The MPs who were left were called the Rump Parliament, not after anyone’s hind end but because the word also means a small part of something that used to be bigger, and they put the king on trial. The House of Lords and the highest available judges said it wasn’t a good idea, so they established a new court, tried the king, found him guilty, and executed him. No one called it revolutionary justice, but that’s pretty much what it was. When you tear down the old order, you make new laws because the old ones don’t work anymore. Is that right? Is that wrong? It depends on your point of view.

England was now a republic, or a commonwealth. The House of Lords was abolished.

Did they all live happily ever after? No, they fought the Third Civil War. The remaining royalists and Scotland rallied about Charles part Two, but by 1651 it was all over. When the last Irish resistance ended in 1653, there was no one left to oppose Cromwell.

And that’s when he lost it with the Rump Parliament. Cromwell and the army wanted it to dissolve itself so they could elect a new, godly assembly.
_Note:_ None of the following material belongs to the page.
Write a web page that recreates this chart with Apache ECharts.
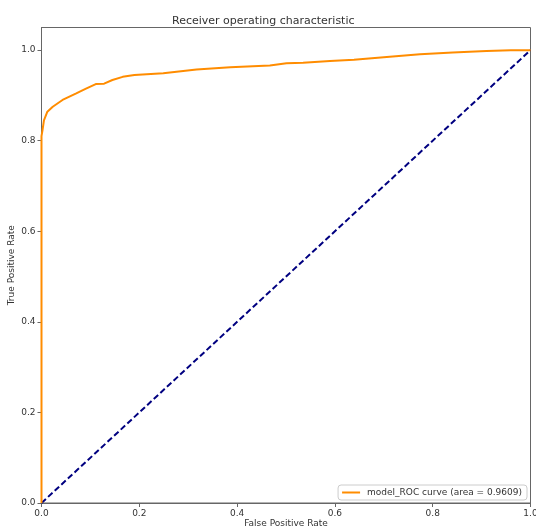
<!DOCTYPE html>
<html>
<head>
<meta charset="utf-8">
<script src="https://cdn.jsdelivr.net/npm/echarts@6/dist/echarts.min.js"></script>
<style>
  html, body { margin: 0; padding: 0; background: #fff; }
  #roc { width: 536px; height: 529px; }
</style>
</head>
<body>
<div id="roc"></div>
<script>
// ROC curve points
var fpr = [0.0, 0.0, 0.002, 0.005, 0.012, 0.023, 0.043, 0.070, 0.091, 0.111, 0.128, 0.145, 0.166, 0.190,
           0.249, 0.317, 0.386, 0.467, 0.501, 0.535, 0.590, 0.639, 0.706, 0.774, 0.841, 0.910, 0.960, 1.0];
var tpr = [0.0, 0.810, 0.823, 0.845, 0.864, 0.875, 0.890, 0.904, 0.915, 0.925, 0.926, 0.934, 0.941, 0.945,
           0.949, 0.957, 0.962, 0.966, 0.971, 0.972, 0.976, 0.979, 0.985, 0.991, 0.995, 0.998, 1.0, 1.0];
// chance line
var chanceX = [0, 1];
var chanceY = [0, 1];
var tickValues = [0, 0.2, 0.4, 0.6, 0.8, 1.0];
var rocName = 'model_ROC curve (area = 0.9609)';

var myChart = echarts.init(document.getElementById('roc'));

var rocData = fpr.map(function (x, i) { return [x, tpr[i]]; });
var chanceData = chanceX.map(function (x, i) { return [x, chanceY[i]]; });

var font = 'DejaVu Sans';

function axisOpts(name, max) {
  return {
    type: 'value',
    min: 0,
    max: max,
    name: name,
    nameLocation: 'middle',
    nameMoveOverlap: false,
    nameTextStyle: { fontFamily: font, fontSize: 9, color: '#333' },
    axisLine: { show: true, lineStyle: { color: '#666', width: 1 } },
    axisTick: { show: true, inside: false, length: 4, lineStyle: { color: '#666' }, customValues: tickValues },
    axisLabel: {
      fontFamily: font, fontSize: 9, color: '#333', margin: 6,
      customValues: tickValues,
      formatter: function (v) { return v.toFixed(1); }
    },
    splitLine: { show: false }
  };
}

var xAxis = axisOpts('False Positive Rate', 1);
xAxis.nameGap = 16;
var yAxis = axisOpts('True Positive Rate', 1.05);
yAxis.nameGap = 25;

var option = {
  animation: false,
  backgroundColor: '#fff',
  title: {
    text: 'Receiver operating characteristic',
    left: 167,
    top: 11,
    textStyle: { fontFamily: font, fontSize: 11, fontWeight: 'normal', color: '#333' }
  },
  grid: {
    left: 41.5,
    right: 5.5,
    top: 27.5,
    bottom: 26,
    show: true,
    borderColor: '#666',
    borderWidth: 1,
    containLabel: false,
    outerBoundsMode: 'none'
  },
  legend: {
    data: [{ name: rocName, icon: 'rect' }],
    right: 9,
    bottom: 29,
    itemWidth: 18,
    itemHeight: 2,
    itemGap: 6,
    padding: [3, 5, 3, 4],
    borderColor: '#ccc',
    borderWidth: 1,
    borderRadius: 3,
    backgroundColor: '#fff',
    textStyle: { fontFamily: font, fontSize: 9, color: '#333', padding: [0, 0, 0, 2] }
  },
  xAxis: xAxis,
  yAxis: yAxis,
  series: [
    {
      name: rocName,
      type: 'line',
      data: rocData,
      showSymbol: false,
      lineStyle: { color: '#ff8c00', width: 2 },
      itemStyle: { color: '#ff8c00' },
      z: 3
    },
    {
      name: 'chance',
      type: 'line',
      data: chanceData,
      showSymbol: false,
      lineStyle: { color: '#000080', width: 2, type: [6, 3] },
      itemStyle: { color: '#000080' },
      z: 2
    }
  ]
};

myChart.setOption(option);
</script>
</body>
</html>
Parliament thought it was plenty godly, thanks, and wanted to stay where it was.

It sounds familiar? It is. We’re still watching the same play, but Cromwell’s playing Charles and Parliament’s playing Parliament. The difference is that Cromwell was a better Charles than Charles was: He stomped into the House of Commons with some musketeers, had them seize the mace, that symbol of Parliament’s royal authority, and sent the MPs home.

The symbol of royal authority? Wasn’t the king dead? Well, yes, but old habits die hard and history–not to mention humans–is nothing if not contradictory. They were still using the thing.

The members of the new Parliament were chosen by the army’s officers for their religious fervor. But it turned out to be too radical and in 1653, when its more problematic members were in a prayer meeting, the remainder of the group dissolved itself.

That left Oliver Cromwell to become the Lord Protector: a king in all but name.

History doesn’t exactly repeat itself, but with the way it barks our repeated phrases you have to wonder sometimes if it doesn’t have tourette’s.